Compared to the Tolstoy original that takes place at the Moscow train station:
Her brilliant grey eyes, shadowed by thick lashes, gave her a friendly, attentive look, as though she were recognizing him, and then turned to the approaching crowd as if in search of someone. In that brief glance Vronsky had time to notice the suppressed animation when played over her face and flitted between her sparkling eyes and the slight smile curving her red lips.
But one need not have read Tolstoy’s novel to understand or enjoy Anna K. It’s a story most teens can relate to: the pressure to fit in and to figure out when to follow their friends and when to stand up for themselves. Anna, however, seems to have it all. She has been dating her Harvard freshman boyfriend for several years, she’s an accomplished equestrian, and is about to show her two Newfoundland dogs at the Westminster Kennel Club Dog Show. She is so trusted by her parents that she lives alone in the family’s Greenwich, Connecticut home, along with a housekeeper, so she can go to school close to her horses and her large dogs.
Anna and Steven’s father favors Anna, which is unusual in traditional Korean culture.

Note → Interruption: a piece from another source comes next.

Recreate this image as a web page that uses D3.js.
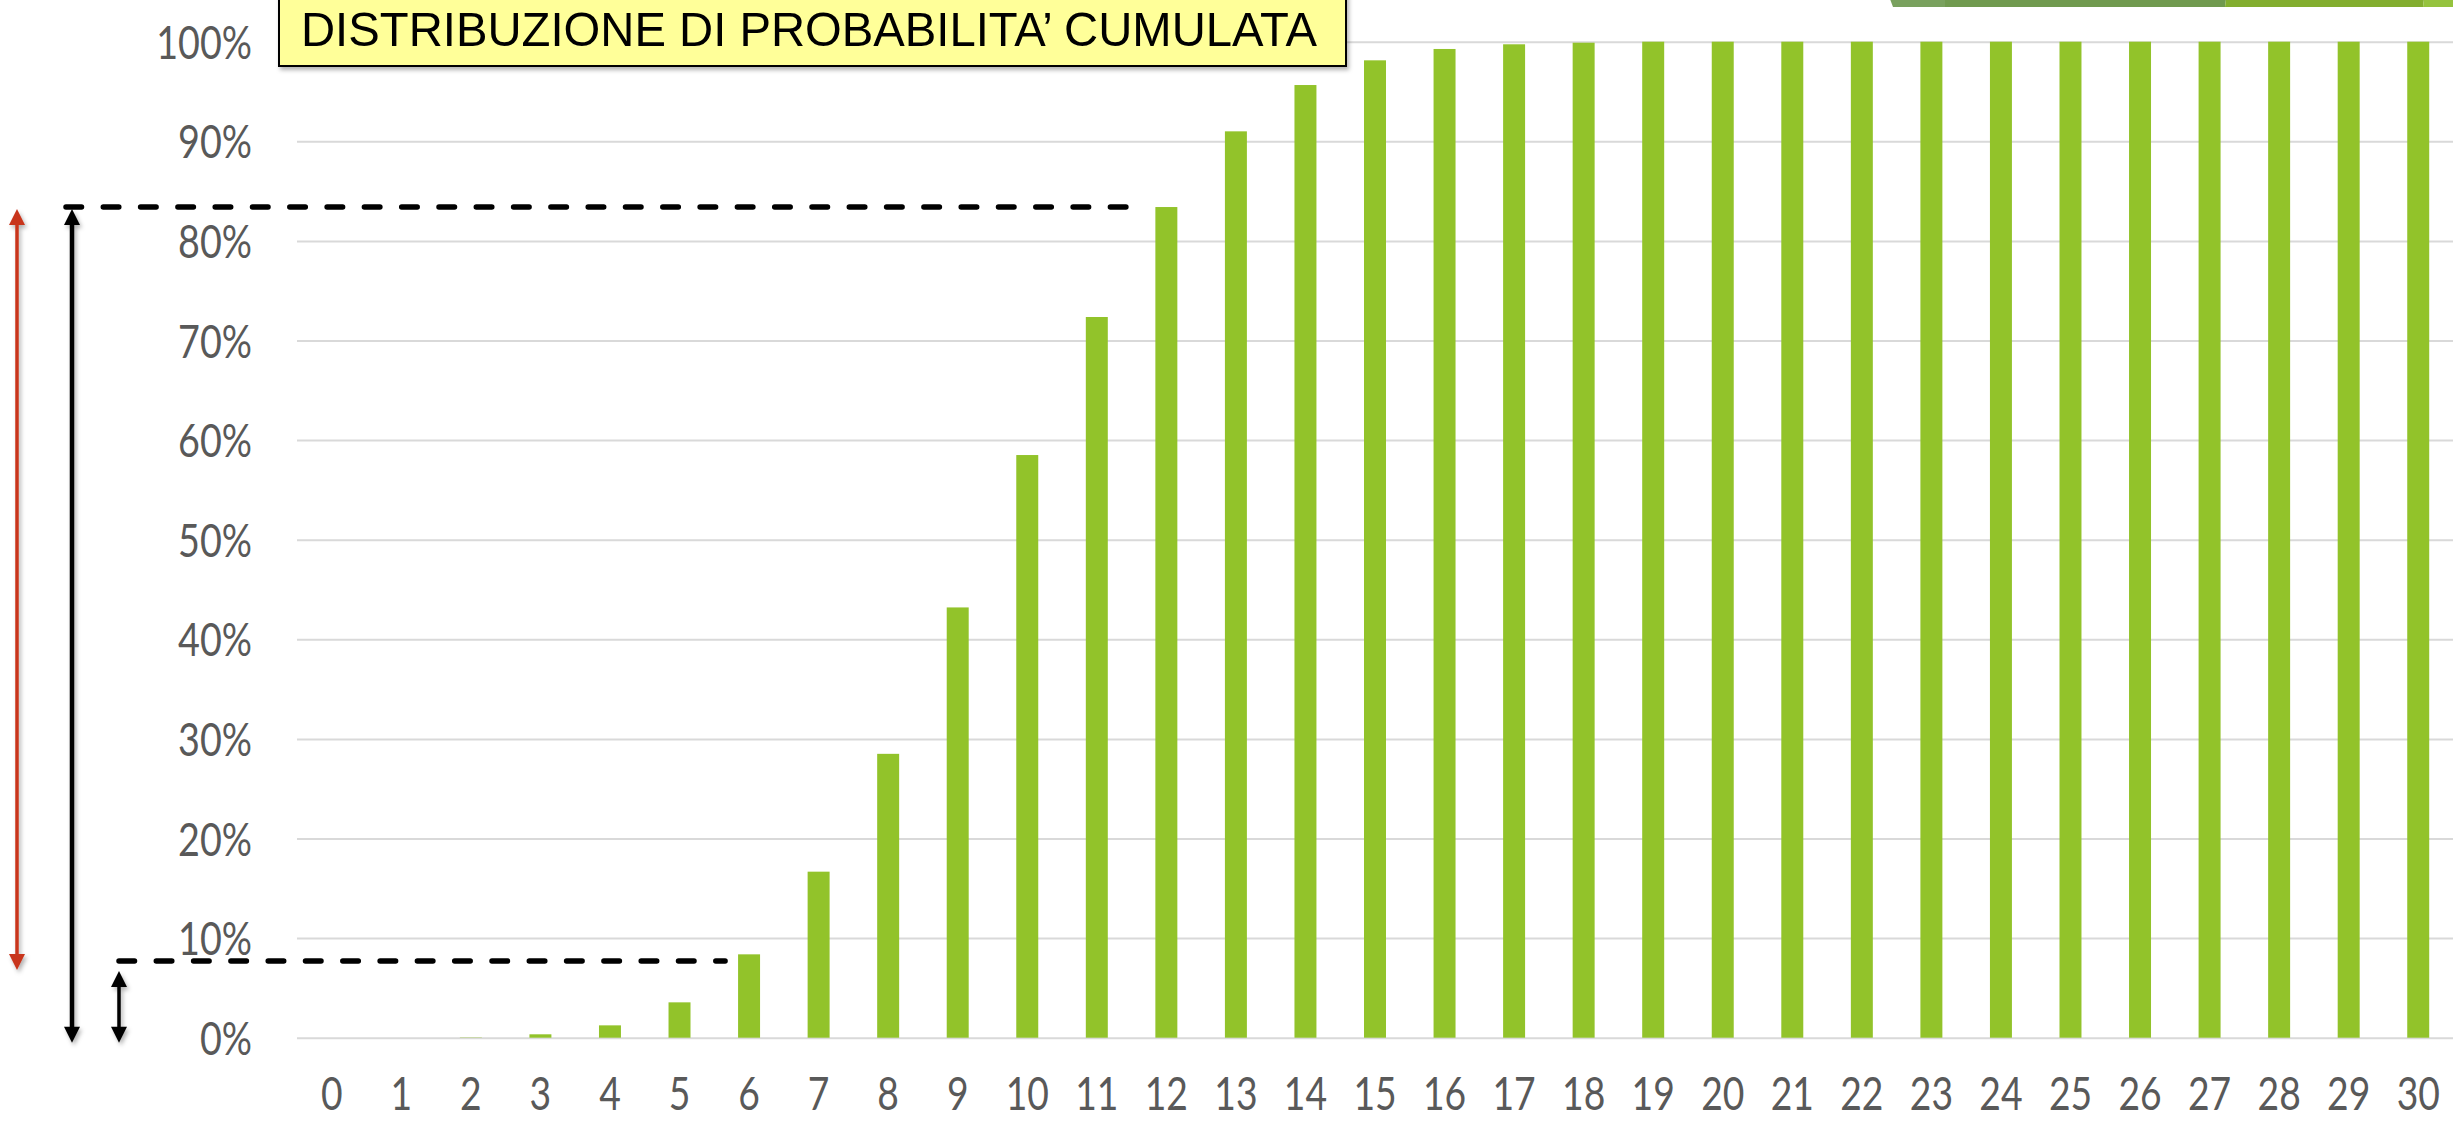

In a flashback to her childhood, Anna remembers her Korean grandmother pinching her arm when Anna disagrees that Korean boys are favored over girls. But the reader learns more about Jewish life cycle events like bat and bar mitzvot and the shiva ritual of mourning from the Kimmie, Lolly, and Dustin characters. Dustin and Anna’s stable hand, Murf, meanwhile, are African American.
Lee gives Anna more hope at the end of her book (there’s no jumping under the 4:15 to White Plains, for example) than Tolstoy gave Anna Karenina, yet Anna K is not without its heartbreaks and tragedies. And while Lee has an accurate pulse on teen issues, especially those in New York, the gratuitous drug abuse can seem distracting, particularly during the first half of the book. Steven, Lolly, and their wealthy friends go on wild drug binges with cocaine, LSD, mushrooms, Ecstasy, and prescription pills, yet the only characters that really suffer from drug abuse are those who are marginalized and low-income.
Nonetheless, Lee has written an entertaining novel in the tradition of Crazy Rich Asians (with a mostly white cast) for teens. While one doesn’t suppose that many Anna K readers will have read Anna Karenina, perhaps this new book will inspire some of them to check out the Russian classic. (Or at least watch the Keira Knightley film.)